The town takes its name from the creek, and the creek takes its name from John A. Sutter. Sutter owned the saw mill in Coloma where the first Mother Lode gold was found in 1848. Unable to stop the tide of gold-seekers flowing over and destroying his lands, Sutter decided to follow the call of gold, trying in vain to recoup what the Gold Rush had taken from him. He arrived where Sutter Creek is currently located in 1848, and upon finding a likely spot, began mining along the creek.

Sutter Creek © Rex Vogel, all rights reserved

A small settlement began to grow, centered around a cloth tent where the miners met on rainy Sundays. The place eventually took the name of its most prominent citizen, and was called Sutter’s Creek, Sutter, Sutterville, and finally, plain old Sutter Creek.

Sutter Creek © Rex Vogel, all rights reserved

But Sutter wasn’t a miner, and many of the other miners in the area didn’t much approve of his using servants to dig for gold. He left the area a short while later, returning with his men to Sutter’s Fort in Sacramento. Sutter would never mine again.

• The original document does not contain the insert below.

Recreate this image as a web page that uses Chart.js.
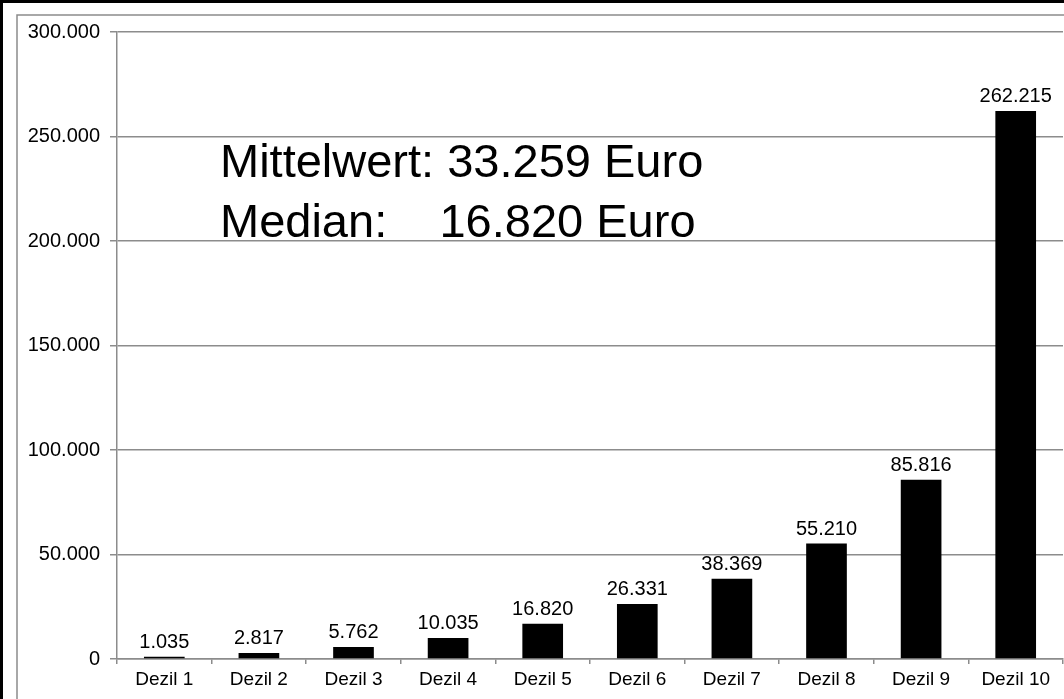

Sutter Creek © Rex Vogel, all rights reserved

Sutter Creek achieved prominence as the supply center for the many mines that circled the town. It was hard rock mining more than placer mining that helped the town to boom. Mines owned by Alvinza Hayward (the Gold Country’s first millionaire), Hetty Green (at one time the country’s richest woman), and Leland Stanford (at one time California’s governor and the founder of Stanford University) included the Union Mine (later renamed the Lincoln Mine) and the Old Eureka Mine. Sutter Creek remained a full- fledged mining town, boasting some of the best producing deep rock mines in the Mother Lode.

Sutter Creek © Rex Vogel, all rights reserved

Today, the town’s locals mine the visitors who come from around the world, drawn by both history and small town hospitality.

Worth Pondering…

There are not many places in the world where you can get to the beach in an hour, the desert in two hours, and snowboarding or skiing in three hours. You can do all that in California.